Exercise goal. Give back, unchanged, the line with "Rebuild this chart", the line with "import plotly.graph_objects as go", and every line between them, and no other line.

Data to use.
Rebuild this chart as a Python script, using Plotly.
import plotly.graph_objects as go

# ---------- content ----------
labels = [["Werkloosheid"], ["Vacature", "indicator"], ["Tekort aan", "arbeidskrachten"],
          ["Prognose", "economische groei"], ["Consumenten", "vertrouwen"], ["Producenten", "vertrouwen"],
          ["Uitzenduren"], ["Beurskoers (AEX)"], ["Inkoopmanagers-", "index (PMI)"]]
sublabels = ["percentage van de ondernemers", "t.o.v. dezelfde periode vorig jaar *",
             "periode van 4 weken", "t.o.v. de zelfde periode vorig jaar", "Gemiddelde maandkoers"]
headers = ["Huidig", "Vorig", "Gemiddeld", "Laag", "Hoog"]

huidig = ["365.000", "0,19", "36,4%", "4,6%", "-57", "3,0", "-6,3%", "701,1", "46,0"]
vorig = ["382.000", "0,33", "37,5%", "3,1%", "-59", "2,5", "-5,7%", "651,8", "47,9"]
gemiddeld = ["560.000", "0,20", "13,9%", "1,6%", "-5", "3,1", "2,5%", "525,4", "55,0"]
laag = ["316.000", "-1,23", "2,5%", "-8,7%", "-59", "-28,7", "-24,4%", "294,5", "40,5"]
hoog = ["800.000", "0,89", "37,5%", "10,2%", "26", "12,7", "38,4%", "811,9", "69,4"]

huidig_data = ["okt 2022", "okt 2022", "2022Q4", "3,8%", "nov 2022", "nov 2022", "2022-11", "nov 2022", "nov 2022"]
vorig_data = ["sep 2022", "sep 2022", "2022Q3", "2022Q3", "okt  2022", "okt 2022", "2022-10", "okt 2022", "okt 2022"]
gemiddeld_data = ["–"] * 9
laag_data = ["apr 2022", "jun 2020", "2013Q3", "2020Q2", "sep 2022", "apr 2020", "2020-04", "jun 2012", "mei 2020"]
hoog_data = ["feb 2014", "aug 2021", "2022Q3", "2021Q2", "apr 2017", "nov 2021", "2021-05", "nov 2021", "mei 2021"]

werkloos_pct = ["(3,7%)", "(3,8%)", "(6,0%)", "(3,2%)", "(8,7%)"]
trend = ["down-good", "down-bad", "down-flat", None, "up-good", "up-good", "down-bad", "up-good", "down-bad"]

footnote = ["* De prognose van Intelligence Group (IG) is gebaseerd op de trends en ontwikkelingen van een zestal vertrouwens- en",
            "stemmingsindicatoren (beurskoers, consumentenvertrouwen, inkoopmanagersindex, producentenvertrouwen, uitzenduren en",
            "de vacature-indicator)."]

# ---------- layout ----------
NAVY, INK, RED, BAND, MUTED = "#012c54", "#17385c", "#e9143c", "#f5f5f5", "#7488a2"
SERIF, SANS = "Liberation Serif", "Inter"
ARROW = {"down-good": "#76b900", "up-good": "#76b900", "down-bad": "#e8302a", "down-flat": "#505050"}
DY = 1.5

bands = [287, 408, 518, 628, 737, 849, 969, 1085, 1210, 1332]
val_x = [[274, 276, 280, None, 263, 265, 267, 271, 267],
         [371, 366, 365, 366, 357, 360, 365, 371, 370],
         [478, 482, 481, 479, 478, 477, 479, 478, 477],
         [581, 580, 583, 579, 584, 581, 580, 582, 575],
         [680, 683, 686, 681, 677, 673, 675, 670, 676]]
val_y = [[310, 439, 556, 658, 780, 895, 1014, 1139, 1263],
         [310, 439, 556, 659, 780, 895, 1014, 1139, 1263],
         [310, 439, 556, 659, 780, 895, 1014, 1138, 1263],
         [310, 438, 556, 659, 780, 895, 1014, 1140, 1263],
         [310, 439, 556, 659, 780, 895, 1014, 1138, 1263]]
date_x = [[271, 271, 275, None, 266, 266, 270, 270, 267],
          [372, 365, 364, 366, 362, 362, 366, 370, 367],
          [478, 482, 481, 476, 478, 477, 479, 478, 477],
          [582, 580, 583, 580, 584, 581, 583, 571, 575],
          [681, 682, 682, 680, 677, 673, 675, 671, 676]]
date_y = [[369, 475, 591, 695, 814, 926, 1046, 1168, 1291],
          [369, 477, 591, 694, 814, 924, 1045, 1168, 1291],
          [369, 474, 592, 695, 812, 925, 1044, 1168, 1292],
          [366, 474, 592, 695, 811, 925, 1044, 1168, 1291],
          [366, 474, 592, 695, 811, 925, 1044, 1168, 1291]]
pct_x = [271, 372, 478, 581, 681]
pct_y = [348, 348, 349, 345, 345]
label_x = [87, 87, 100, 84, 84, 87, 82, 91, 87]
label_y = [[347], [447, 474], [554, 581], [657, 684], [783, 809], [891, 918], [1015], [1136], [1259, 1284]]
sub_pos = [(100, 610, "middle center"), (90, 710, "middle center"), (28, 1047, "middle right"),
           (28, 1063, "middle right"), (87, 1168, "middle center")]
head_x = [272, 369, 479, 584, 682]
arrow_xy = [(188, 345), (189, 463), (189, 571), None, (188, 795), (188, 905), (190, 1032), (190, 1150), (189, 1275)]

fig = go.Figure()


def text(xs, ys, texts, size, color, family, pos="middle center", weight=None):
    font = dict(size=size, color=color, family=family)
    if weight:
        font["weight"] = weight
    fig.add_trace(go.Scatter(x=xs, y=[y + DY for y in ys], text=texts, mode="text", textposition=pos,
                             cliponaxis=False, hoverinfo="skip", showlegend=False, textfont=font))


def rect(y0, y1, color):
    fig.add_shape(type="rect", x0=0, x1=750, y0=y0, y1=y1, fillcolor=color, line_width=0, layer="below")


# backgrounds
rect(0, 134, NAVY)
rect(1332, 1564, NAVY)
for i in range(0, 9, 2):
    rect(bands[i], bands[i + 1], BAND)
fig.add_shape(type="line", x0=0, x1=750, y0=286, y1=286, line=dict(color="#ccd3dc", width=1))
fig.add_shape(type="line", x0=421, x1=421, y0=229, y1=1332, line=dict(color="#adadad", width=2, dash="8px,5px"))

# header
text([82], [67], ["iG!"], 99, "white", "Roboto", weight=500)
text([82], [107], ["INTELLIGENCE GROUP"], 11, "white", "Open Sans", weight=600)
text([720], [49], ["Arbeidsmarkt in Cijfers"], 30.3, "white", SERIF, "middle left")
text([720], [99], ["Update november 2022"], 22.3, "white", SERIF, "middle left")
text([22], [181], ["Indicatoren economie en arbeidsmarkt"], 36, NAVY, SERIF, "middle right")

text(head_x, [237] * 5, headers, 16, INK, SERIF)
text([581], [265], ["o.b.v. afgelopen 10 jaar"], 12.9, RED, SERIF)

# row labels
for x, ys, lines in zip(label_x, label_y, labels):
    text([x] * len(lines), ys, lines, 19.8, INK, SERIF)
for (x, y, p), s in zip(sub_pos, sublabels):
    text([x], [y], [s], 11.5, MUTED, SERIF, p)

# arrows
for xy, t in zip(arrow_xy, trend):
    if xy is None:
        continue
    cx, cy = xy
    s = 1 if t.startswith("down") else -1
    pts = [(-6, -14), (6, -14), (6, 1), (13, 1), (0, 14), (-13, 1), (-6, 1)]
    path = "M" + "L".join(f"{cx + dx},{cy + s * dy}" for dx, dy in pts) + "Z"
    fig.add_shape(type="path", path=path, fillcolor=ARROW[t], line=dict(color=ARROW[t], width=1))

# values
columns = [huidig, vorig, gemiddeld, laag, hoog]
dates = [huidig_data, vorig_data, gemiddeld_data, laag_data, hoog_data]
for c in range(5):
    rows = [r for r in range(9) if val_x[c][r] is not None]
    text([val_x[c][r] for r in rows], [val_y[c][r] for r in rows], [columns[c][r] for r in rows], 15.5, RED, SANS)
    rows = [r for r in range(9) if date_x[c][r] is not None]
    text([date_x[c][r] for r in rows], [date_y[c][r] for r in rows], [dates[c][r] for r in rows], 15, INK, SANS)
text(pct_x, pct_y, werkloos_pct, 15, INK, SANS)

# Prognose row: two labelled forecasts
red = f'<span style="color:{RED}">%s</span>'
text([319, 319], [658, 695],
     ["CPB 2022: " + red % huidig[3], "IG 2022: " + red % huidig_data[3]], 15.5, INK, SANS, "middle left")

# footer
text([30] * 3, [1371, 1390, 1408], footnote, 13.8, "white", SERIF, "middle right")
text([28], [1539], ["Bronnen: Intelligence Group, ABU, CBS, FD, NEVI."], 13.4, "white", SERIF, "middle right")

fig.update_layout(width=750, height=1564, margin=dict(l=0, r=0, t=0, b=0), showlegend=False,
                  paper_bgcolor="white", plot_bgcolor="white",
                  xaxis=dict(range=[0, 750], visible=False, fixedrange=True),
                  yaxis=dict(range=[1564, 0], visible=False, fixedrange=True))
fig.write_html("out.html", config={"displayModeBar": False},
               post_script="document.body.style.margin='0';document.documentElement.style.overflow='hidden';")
--
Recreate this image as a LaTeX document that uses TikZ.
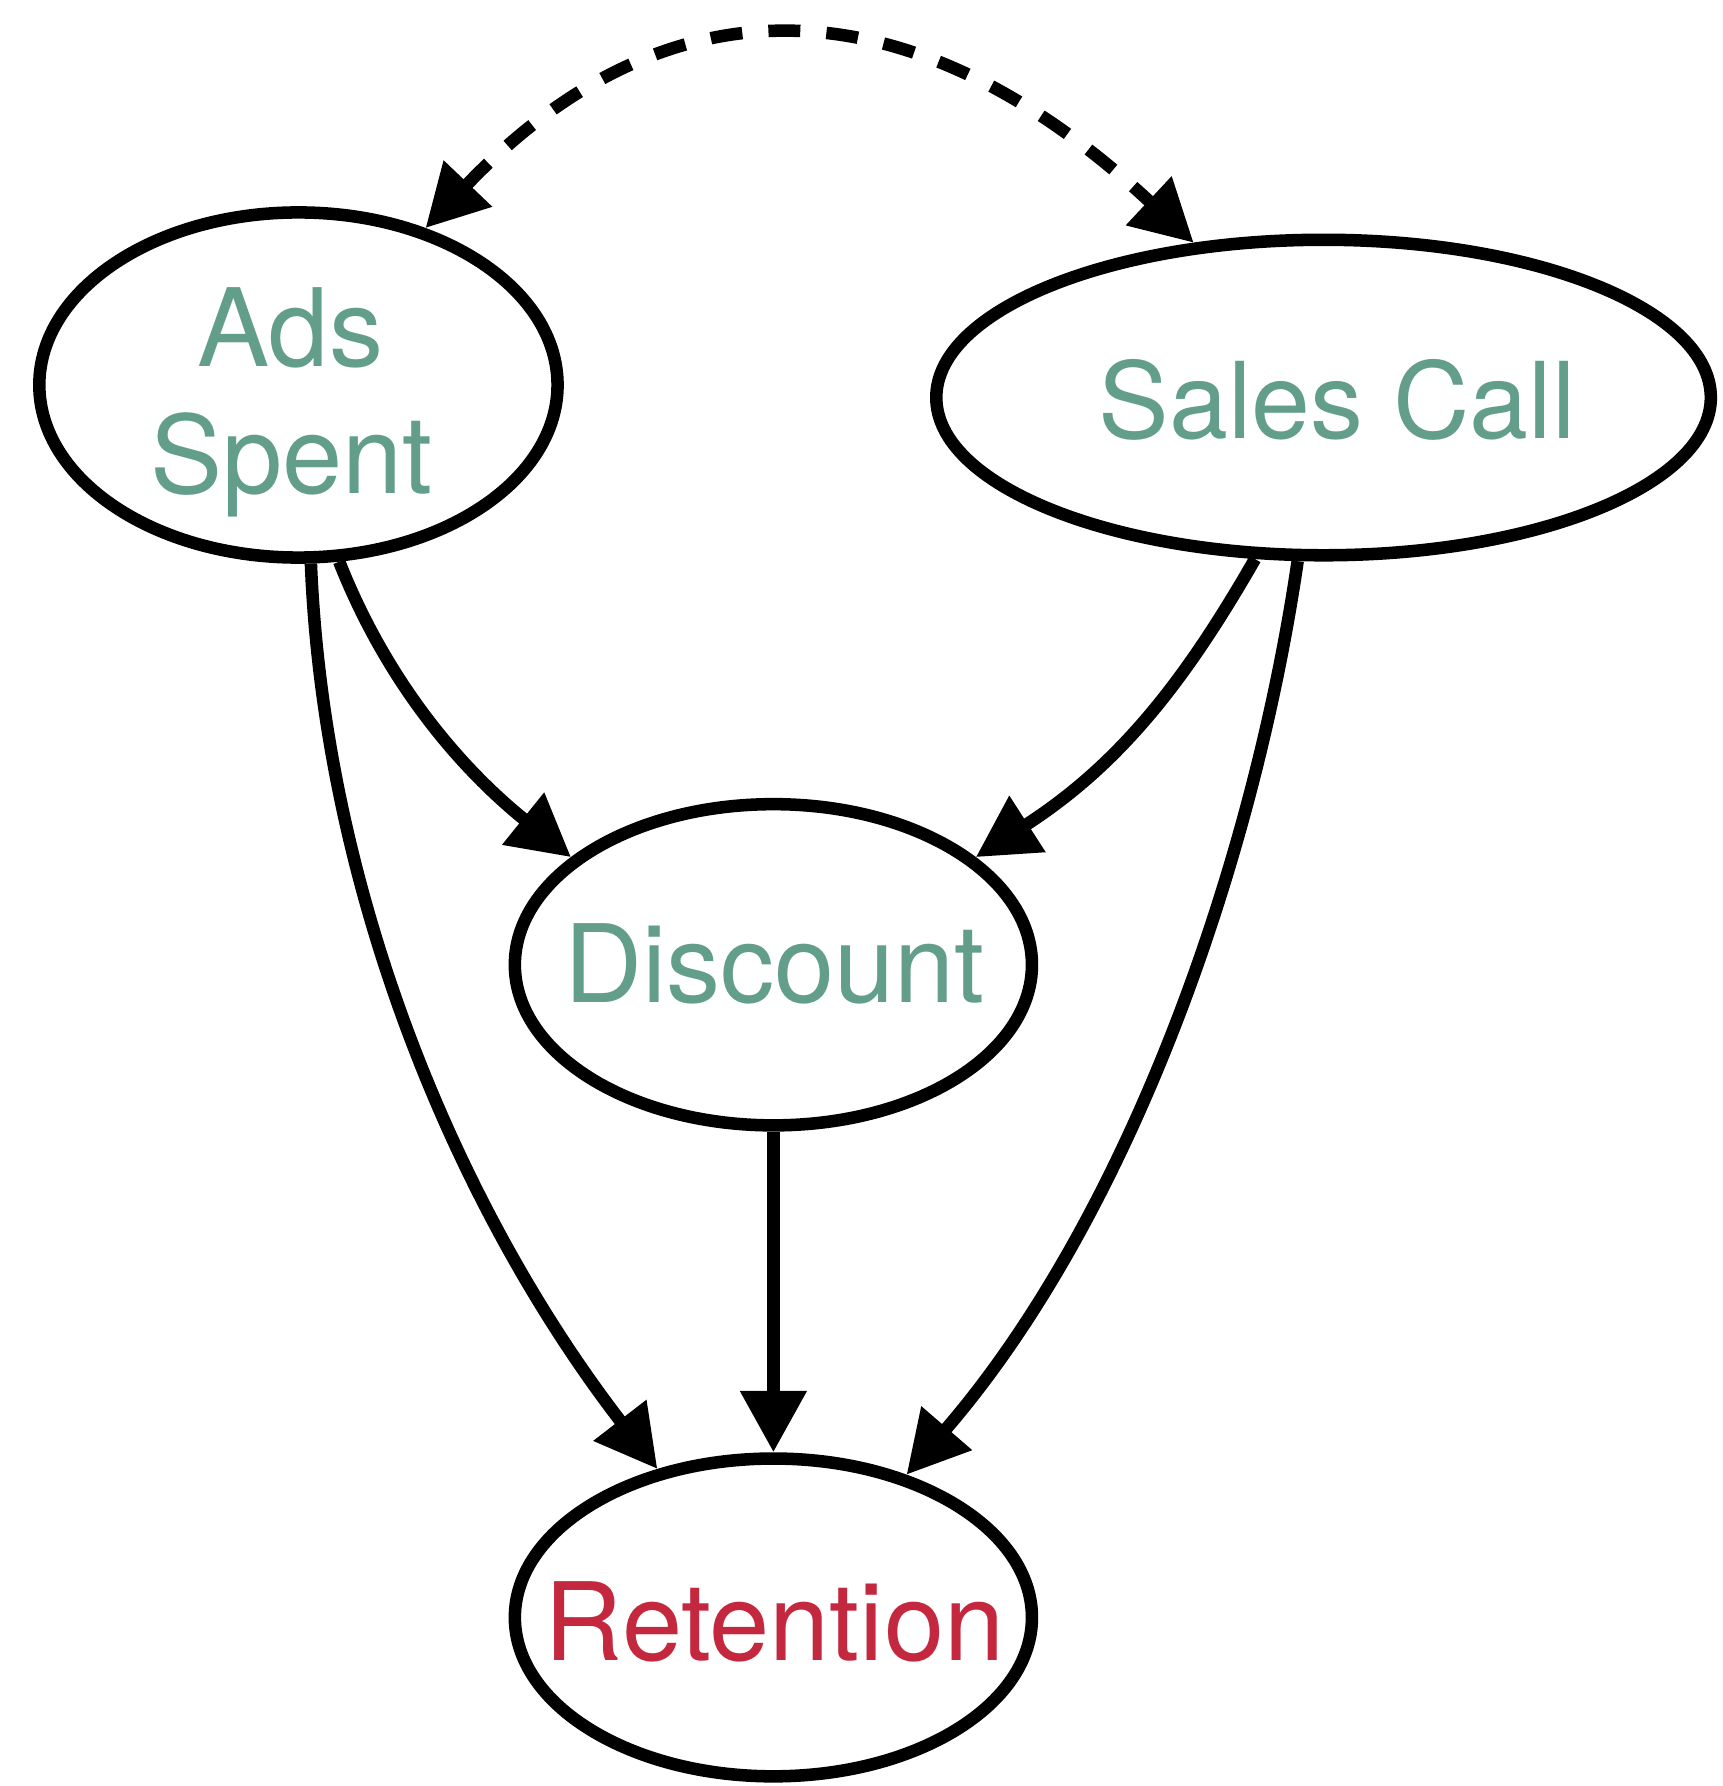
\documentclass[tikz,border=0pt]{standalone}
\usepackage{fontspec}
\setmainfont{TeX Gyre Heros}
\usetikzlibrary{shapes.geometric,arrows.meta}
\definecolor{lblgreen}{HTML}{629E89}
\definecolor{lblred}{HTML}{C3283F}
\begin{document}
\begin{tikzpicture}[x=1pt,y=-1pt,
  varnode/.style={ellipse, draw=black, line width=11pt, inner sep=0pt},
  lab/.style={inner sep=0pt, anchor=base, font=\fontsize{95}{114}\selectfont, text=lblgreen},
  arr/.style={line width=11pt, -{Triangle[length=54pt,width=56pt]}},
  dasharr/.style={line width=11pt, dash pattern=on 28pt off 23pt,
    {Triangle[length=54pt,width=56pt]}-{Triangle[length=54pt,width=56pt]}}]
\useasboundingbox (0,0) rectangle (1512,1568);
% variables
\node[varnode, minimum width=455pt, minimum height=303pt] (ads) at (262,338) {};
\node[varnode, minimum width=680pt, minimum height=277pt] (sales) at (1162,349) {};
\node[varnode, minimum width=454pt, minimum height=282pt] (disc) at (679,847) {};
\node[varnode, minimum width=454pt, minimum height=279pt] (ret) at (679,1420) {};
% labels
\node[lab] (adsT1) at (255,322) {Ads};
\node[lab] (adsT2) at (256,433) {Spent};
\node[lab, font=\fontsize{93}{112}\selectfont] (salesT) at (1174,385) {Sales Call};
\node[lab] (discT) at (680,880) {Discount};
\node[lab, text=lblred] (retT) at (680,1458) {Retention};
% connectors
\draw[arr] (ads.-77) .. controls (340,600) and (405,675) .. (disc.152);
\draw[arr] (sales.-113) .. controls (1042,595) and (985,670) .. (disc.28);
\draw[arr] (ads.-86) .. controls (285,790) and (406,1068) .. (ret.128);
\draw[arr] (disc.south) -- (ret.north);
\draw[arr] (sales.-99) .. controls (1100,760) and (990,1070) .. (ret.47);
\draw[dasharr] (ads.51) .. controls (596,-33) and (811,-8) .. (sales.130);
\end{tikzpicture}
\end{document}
==
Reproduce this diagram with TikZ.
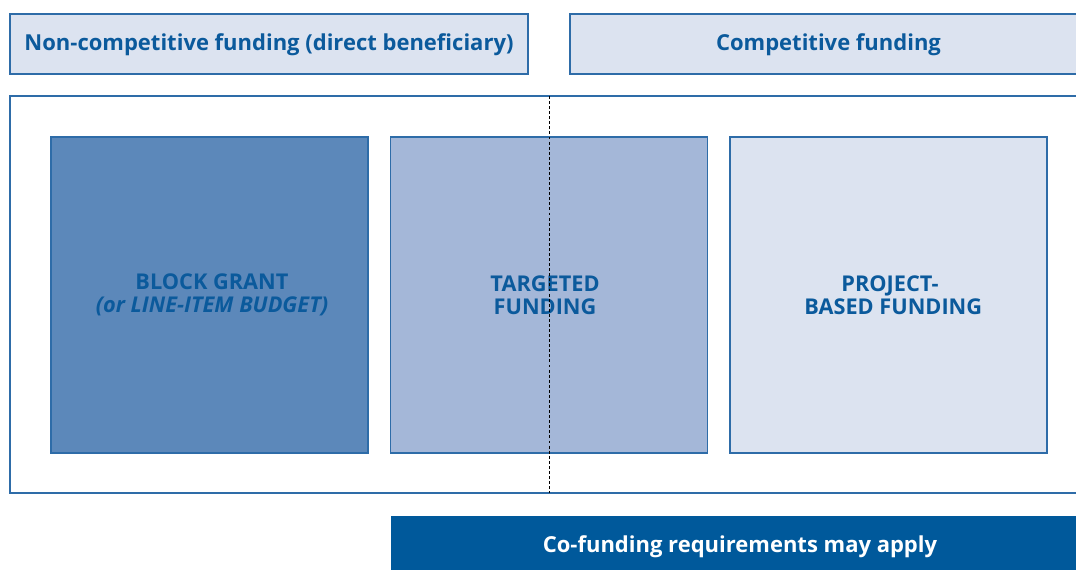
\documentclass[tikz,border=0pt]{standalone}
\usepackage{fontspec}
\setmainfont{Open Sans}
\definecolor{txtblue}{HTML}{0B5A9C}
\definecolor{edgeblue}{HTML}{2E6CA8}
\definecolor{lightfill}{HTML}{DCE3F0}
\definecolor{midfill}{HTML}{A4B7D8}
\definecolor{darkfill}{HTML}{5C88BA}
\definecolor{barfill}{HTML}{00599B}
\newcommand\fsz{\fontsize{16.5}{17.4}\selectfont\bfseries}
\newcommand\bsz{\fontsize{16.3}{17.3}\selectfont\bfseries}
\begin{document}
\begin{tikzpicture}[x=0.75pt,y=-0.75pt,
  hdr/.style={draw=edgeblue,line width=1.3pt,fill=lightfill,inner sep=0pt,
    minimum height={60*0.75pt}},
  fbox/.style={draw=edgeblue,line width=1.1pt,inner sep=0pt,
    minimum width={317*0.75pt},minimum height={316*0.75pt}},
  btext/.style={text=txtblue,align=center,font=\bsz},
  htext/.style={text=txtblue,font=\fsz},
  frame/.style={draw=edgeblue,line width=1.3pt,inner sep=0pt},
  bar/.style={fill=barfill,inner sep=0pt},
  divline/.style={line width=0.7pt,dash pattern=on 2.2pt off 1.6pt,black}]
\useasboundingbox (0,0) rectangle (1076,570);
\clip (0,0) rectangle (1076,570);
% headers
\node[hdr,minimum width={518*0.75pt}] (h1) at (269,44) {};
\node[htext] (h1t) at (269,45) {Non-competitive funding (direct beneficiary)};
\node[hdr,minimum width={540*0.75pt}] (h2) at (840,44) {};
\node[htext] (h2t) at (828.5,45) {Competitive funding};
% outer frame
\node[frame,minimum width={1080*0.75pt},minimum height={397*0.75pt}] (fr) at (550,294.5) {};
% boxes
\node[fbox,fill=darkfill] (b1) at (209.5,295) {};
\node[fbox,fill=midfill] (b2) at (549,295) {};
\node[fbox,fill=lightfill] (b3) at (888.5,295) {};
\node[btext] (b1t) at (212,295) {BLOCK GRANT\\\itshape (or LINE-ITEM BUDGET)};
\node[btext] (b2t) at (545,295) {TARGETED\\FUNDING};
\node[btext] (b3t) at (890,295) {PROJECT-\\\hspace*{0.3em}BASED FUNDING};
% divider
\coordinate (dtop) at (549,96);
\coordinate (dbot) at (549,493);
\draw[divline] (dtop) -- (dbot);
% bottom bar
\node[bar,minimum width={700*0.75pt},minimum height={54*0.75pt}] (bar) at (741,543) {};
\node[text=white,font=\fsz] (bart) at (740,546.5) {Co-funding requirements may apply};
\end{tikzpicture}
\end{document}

Worked answer.
Rebuild this chart as a Python script, using Plotly.
import plotly.graph_objects as go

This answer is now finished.